Of course the original Watson was exaggerating when he said that Holmes _never_ spoke of the softer passions except with a gibe or a sneer. And Holmes did mellow a bit over the years in his attitudes. Furthermore, Holmes always had a soft spot for a few of his female clients and adversaries, and I think that if we examine those ladies he particularly admired, we might learn something of Lestrade's chances.

Irene Adler from "A Scandal in Bohemia"

This contralto from New Jersey scorned the unfaithfulness of a king and married an English lawyer. She is also one of the few persons ever to outwit Sherlock Holmes. She was beautiful ("the daintiest thing under a bonnet"), resourceful, and in general such a strong personality that she partially broke Holmes of his misogeny. "What a queen she would have made!" To Holmes, and to many Sherlockians, she is still "The Woman", and Holmes wore the sovereign she tipped him on his watchchain.

Violet Hunter from "The Adventure of the Copper Beeches"

A governess with a "bright, quick face, freckled like a plover's egg," "with the brisk manner of a woman who has had her own way to make in the world", and chestnut hair of which she is very proud. Watson could see immediately that "Holmes was favourably impressed by the manner and speech of his new client". Holmes agrees with Miss Hunter that her new employer is up to something, and assures her that he will come to her aid if need be. Watson notes that she seems to be a young lady who can take care of herself, and Holmes opines that she needs to be.

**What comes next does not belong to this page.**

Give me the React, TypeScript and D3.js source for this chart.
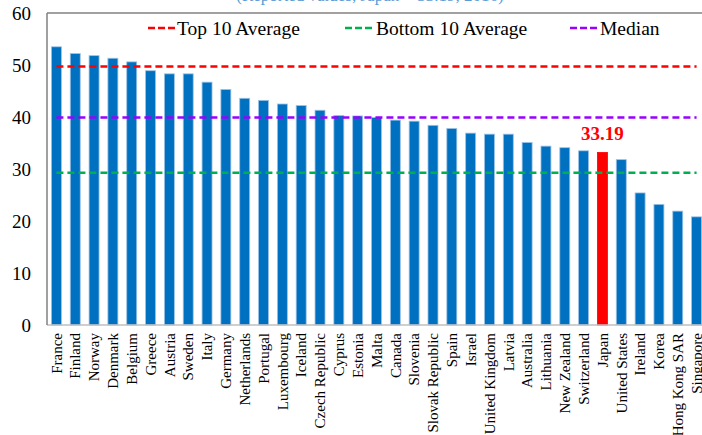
import React from "react";
import * as d3 from "d3";

const countries = [
  "France", "Finland", "Norway", "Denmark", "Belgium", "Greece", "Austria", "Sweden", "Italy", "Germany",
  "Netherlands", "Portugal", "Luxembourg", "Iceland", "Czech Republic", "Cyprus", "Estonia", "Malta", "Canada", "Slovenia",
  "Slovak Republic", "Spain", "Israel", "United Kingdom", "Latvia", "Australia", "Lithuania", "New Zealand", "Switzerland", "Japan",
  "United States", "Ireland", "Korea", "Hong Kong SAR", "Singapore",
];
const values = [
  53.5, 52.2, 51.8, 51.3, 50.6, 48.9, 48.3, 48.3, 46.7, 45.3,
  43.6, 43.2, 42.5, 42.2, 41.3, 40.3, 40.2, 39.9, 39.4, 39.2,
  38.4, 37.8, 36.9, 36.7, 36.7, 35.1, 34.4, 34.1, 33.5, 33.19,
  31.8, 25.4, 23.2, 21.9, 20.8,
];
const highlight = "Japan";
const highlightLabel = "33.19";
const refLines = [
  { name: "Top 10 Average", value: 49.7, color: "#FF0000" },
  { name: "Bottom 10 Average", value: 29.3, color: "#00B050" },
  { name: "Median", value: 39.9, color: "#9900FF" },
];
const yTicks = [0, 10, 20, 30, 40, 50, 60];
const titleText = "(Reported values, Japan = 33.19, 2016)";

const W = 702, H = 435;
const left = 47, right = 706, top = 13, bottom = 325;
const serif = { fontFamily: "Liberation Serif, serif" };

export default function App() {
  const x = d3.scaleBand<string>().domain(countries).range([left, right]).paddingInner(0.47).paddingOuter(0.235);
  const y = d3.scaleLinear().domain([0, 60]).range([bottom, top]);
  const c0 = x(countries[0])! + x.bandwidth() / 2;
  const c1 = x(countries[countries.length - 1])! + x.bandwidth() / 2;
  const legendPos = [
    { dash: 148, text: 177 },
    { dash: 345, text: 376 },
    { dash: 570, text: 600 },
  ];
  const hx = x(highlight)! + x.bandwidth() / 2;
  const hv = values[countries.indexOf(highlight)];
  return (
    <svg width={W} height={H} style={{ position: "absolute", left: 0, top: 0, background: "#fff" }}>
      <text x={370} y={1} textAnchor="middle" fontSize={17} fill="#5B9BD5" style={serif}>{titleText}</text>
      {countries.map((c, i) => (
        <rect key={c} x={x(c)} y={y(values[i])} width={x.bandwidth()} height={bottom - y(values[i])}
          fill={c === highlight ? "#FF0000" : "#0070C0"} stroke={c === highlight ? "#FF0000" : "#9DC3E6"} strokeWidth={0.8} />
      ))}
      <line x1={left} x2={right} y1={bottom} y2={bottom} stroke="#BFBFBF" strokeWidth={1.5} />
      <line x1={left} x2={right} y1={top} y2={top} stroke="#808080" strokeWidth={1.5} />
      <line x1={left} x2={left} y1={top} y2={bottom} stroke="#808080" strokeWidth={1.5} />
      {refLines.map((r) => (
        <line key={r.name} x1={c0} x2={c1} y1={y(r.value)} y2={y(r.value)} stroke={r.color} strokeWidth={2.5} strokeDasharray="7,4" />
      ))}
      {yTicks.map((t) => (
        <text key={t} x={31} y={y(t)} dy="0.35em" textAnchor="end" fontSize={19} fill="#000" style={serif}>{t}</text>
      ))}
      {countries.map((c) => (
        <text key={c} transform={`translate(${x(c)! + x.bandwidth() / 2},${bottom + 8}) rotate(-90)`}
          textAnchor="end" dy="0.35em" fontSize={15} fill="#000" style={serif}>{c}</text>
      ))}
      <text x={hx} y={y(hv) - 12} textAnchor="middle" fontSize={19} fontWeight="bold" fill="#FF0000" style={serif}>{highlightLabel}</text>
      {refLines.map((r, i) => (
        <g key={r.name}>
          <line x1={legendPos[i].dash} x2={legendPos[i].dash + 27} y1={28} y2={28} stroke={r.color} strokeWidth={2.5} strokeDasharray="7,3" />
          <text x={legendPos[i].text} y={28} dy="0.35em" fontSize={19.5} fill="#000" style={serif}>{r.name}</text>
        </g>
      ))}
    </svg>
  );
}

For the next two weeks, however, Holmes "sat frequently for half an hour on end, with knitted brows and an abstracted air...And yet he would always wind up muttering that no sister of his should ever have accepted such a situation." However, Watson notes that "As to Miss Violet Hunter, my friend Holmes, rather to my disappointment, manifested no further interest in her once she had ceased to be the centre of one of his problems, and she is now the head of a private school at Walsall, where I believe that she has met with considerable success."

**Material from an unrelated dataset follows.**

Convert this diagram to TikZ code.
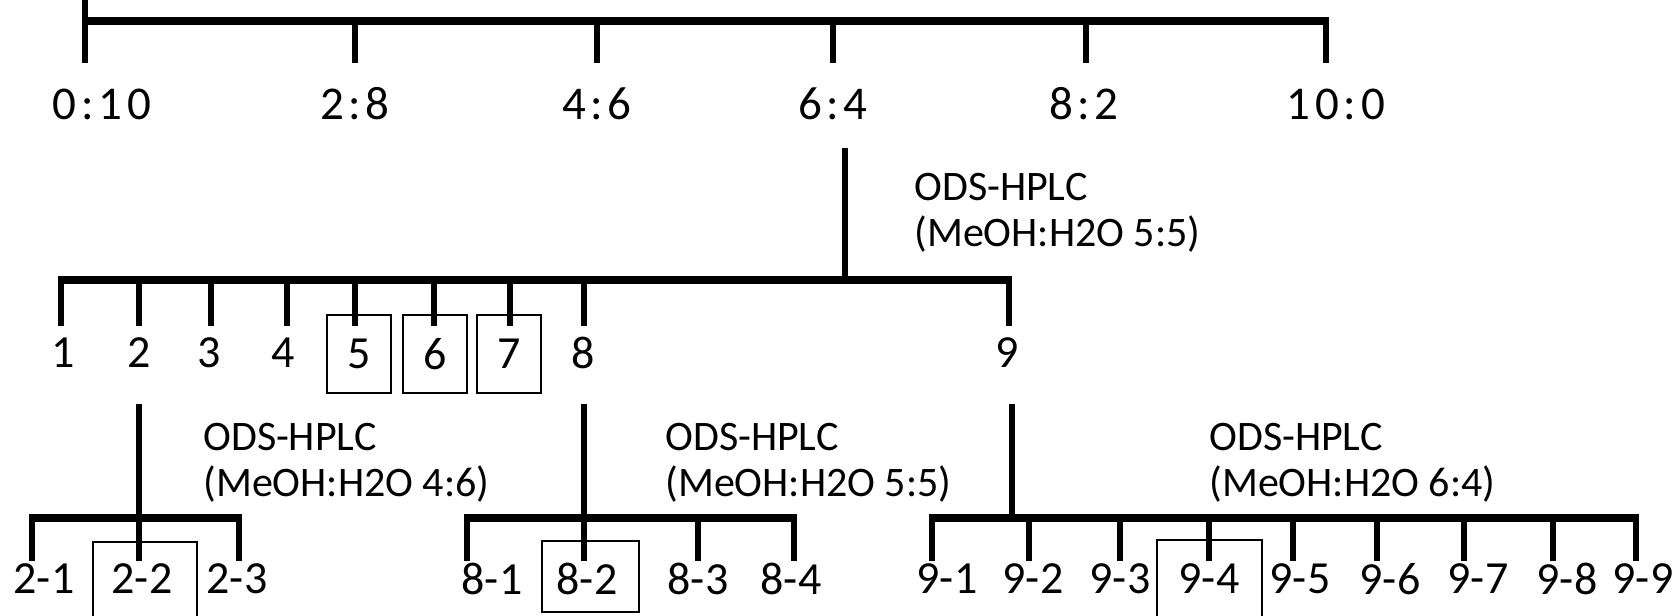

Maud Bellamy from "The Adventure of the Lion's Mane"

A young Sussex woman whose fiancee is found dead. She reacts to this calmly, but is utterly determined that his killer be found -- "If I can help to show who did it, it is the least I can do for him who is gone."

She appears in one of the two Holmes stories which is actually written by Holmes. The retired Holmes tells us, "Who would have imagined that such a flower could grow from such a root and in such an atmosphere? Women have seldom been an attraction to me, for my brain has always governed my heart, but I could not look upon her perfect clear-cut face, with all the soft freshness of the Downlands in her delicate colouring, without realizing that no young man would cross her path unscathed." Later, he says, "She listened to a short account from my companion with a composed concentration which showed me that she possessed strong character as well as great beauty. Maud Bellamy shall always remain in my memory as a most complete and remarkable woman."

"Should I ever marry...."

As early as The Valley of Fear, Holmes did have one nice comment to make. "I am not a whole-souled admirer of womankind, as you are aware, Watson, but my experience of life has taught me that there are few wives having any regard for their husbands who would let any man's spoken word stand between them and that husband's dead body. Should I ever marry, Watson, I should hope to inspire my wife with some feeling which would prevent her from being walked off by a housekeeper when my corpse was lying within a few yards of her."

To Sum Up

Holmes is not nearly as taken by appearance as the original Watson. Intelligence, composure, determination, and loyalty are the attributes which seem to most impress him. These are all attributes which Lestrade possesses, and therefore, her chances may well be good.